Zulip Chat Archive

Stream: new members

Topic: different behaviour of linarith

Shi Zhengyu (Sep 16 2021 at 16:05):

Hi all, recently I noticed that linarith seems to have different behaviour based on where it's called.
e.g. have hint1: foo := by linarith then cases h (hint1) with u h'seems to have a better chance of finding solution than
cases h (by linarith) with u h' in my case.
Why?

Edit: This is the tutorial problem 0067:

-- 0067
example (u : ℕ → ℝ) (l : ℝ) (h : seq_limit u l) (h' : nondecreasing_seq u) :
  ∀ n, u n ≤ l :=
begin
  intro n, by_contradiction notub, push_neg at notub,
  let t := (u n - l) / 2,
  have hint : (u n - l) / 2 > 0 := by linarith,
  have hint2 : (u n - l) > (u n - l) / 2 := by linarith,
  unfold seq_limit at *,
  cases h t (hint) with N h'',
  clear hint h,
  let hm := max n N,
  have crit1 := h'' hm (le_max_right n N),
end

The hint and hint2 are in the situation I described above.

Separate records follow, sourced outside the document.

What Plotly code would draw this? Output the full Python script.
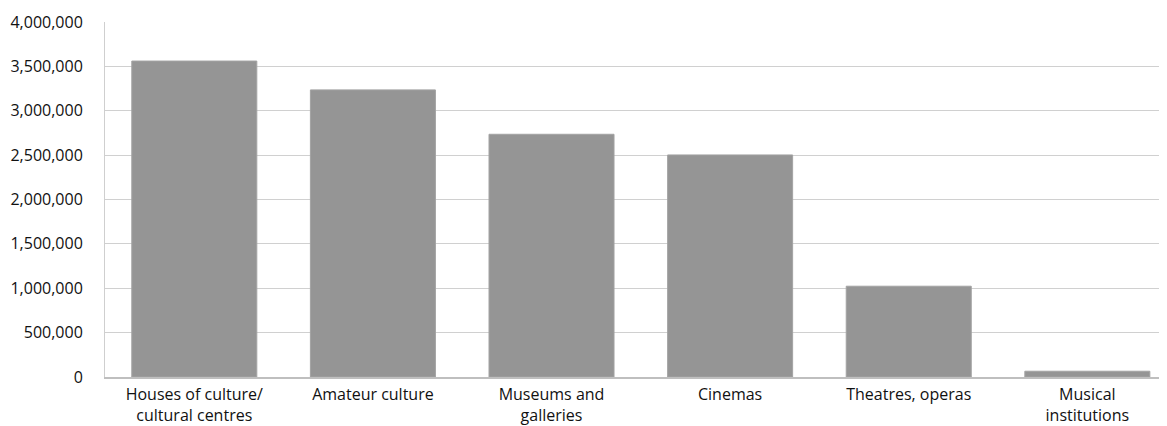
import plotly.graph_objects as go

categories = ["Houses of culture/<br>cultural centres", "Amateur culture", "Museums and<br>galleries",
              "Cinemas", "Theatres, operas", "Musical<br>institutions"]
values = [3560000, 3235000, 2735000, 2502000, 1023000, 65000]
tick_vals = [0, 500000, 1000000, 1500000, 2000000, 2500000, 3000000, 3500000, 4000000]
tick_text = ["0", "500,000", "1,000,000", "1,500,000", "2,000,000", "2,500,000", "3,000,000", "3,500,000", "4,000,000"]

fig = go.Figure(go.Bar(
    x=list(range(len(categories))), y=values,
    marker=dict(color="#959595", line=dict(color="#a3a3a3", width=1)),
    width=0.7,
))

fig.update_layout(
    width=1159, height=418,
    margin=dict(l=97, r=0, t=14, b=40),
    plot_bgcolor="white", paper_bgcolor="white",
    font=dict(family="Open Sans", size=16, color="#111111"),
    showlegend=False,
    bargap=0.3,
)
fig.update_xaxes(
    range=[-0.5, 5.446],
    tickvals=list(range(len(categories))), ticktext=categories,
    showline=True, linecolor="#bfbfbf", linewidth=2,
    showgrid=False, ticks="", ticklabelstandoff=2,
)
fig.update_yaxes(
    range=[0, 4000000], tickvals=tick_vals, ticktext=tick_text,
    showline=True, linecolor="#cfcfcf", linewidth=1,
    gridcolor="#d0d0d0", gridwidth=1, zeroline=False,
    ticks="", ticklabelstandoff=18,
)

fig.write_html("out.html")
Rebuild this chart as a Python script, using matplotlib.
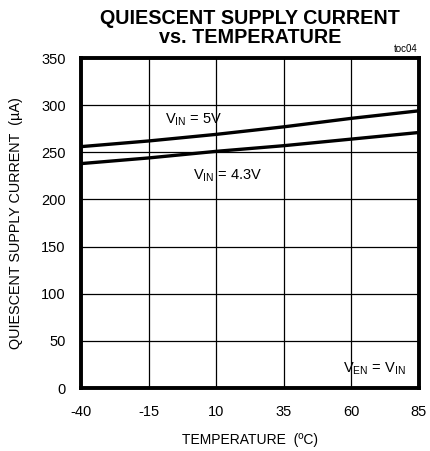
import matplotlib
matplotlib.use("Agg")
import matplotlib.pyplot as plt

plt.rcParams['font.family'] = ['Liberation Sans Narrow', 'Liberation Sans', 'DejaVu Sans']
plt.rcParams['axes.unicode_minus'] = False

temps = [-40, -15, 10, 35, 60, 85]
i_5v = [256, 262, 269, 277, 286, 294]
i_43v = [238, 244, 251, 257, 264, 271]

xticks = [-40, -15, 10, 35, 60, 85]
yticks = [0, 50, 100, 150, 200, 250, 300, 350]

fig = plt.figure(figsize=(4.30, 4.51), dpi=100)
ax = fig.add_axes([81/430, 1 - 388/451, 338/430, 330/451])

ax.plot(temps, i_5v, color='black', lw=2.4)
ax.plot(temps, i_43v, color='black', lw=2.4)

ax.set_xlim(-40, 85)
ax.set_ylim(0, 350)
ax.set_xticks(xticks)
ax.set_yticks(yticks)
ax.grid(True, color='black', lw=0.9)
ax.tick_params(length=0, labelsize=10.5)
ax.tick_params(axis='y', pad=11)
ax.tick_params(axis='x', pad=12)
for s in ax.spines.values():
    s.set_linewidth(2.8)

ax.set_xlabel('TEMPERATURE  (ºC)', fontsize=10, labelpad=10)
ax.set_ylabel('QUIESCENT SUPPLY CURRENT  (µA)', fontsize=10.4, labelpad=13)

ax.text(-8.8, 285, r'V$_{\mathregular{IN}}$ = 5V', fontsize=10.5, va='center')
ax.text(1.5, 225, r'V$_{\mathregular{IN}}$ = 4.3V', fontsize=10.5, va='center')
ax.text(57, 21, r'V$_{\mathregular{EN}}$ = V$_{\mathregular{IN}}$', fontsize=10.5, va='center')

fig.text(250/430, 1 - 28/451, 'QUIESCENT SUPPLY CURRENT\nvs. TEMPERATURE', ha='center',
         va='center', fontsize=14.2, fontweight='bold', family='Liberation Sans', linespacing=0.95)
fig.text(418/430, 1 - 49/451, 'toc04', ha='right', va='center', fontsize=7)

fig.savefig('out.png', dpi=100)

Reid Barton (Sep 16 2021 at 16:13):

Well, without looking at your example closely, you provided more information in the first case, namely the type foo.
It has to be definitionally equal to the expected argument type of h, but that definitional equality might involve some unfolding that linarith doesn't know it should do.

Last updated: May 02 2025 at 03:31 UTC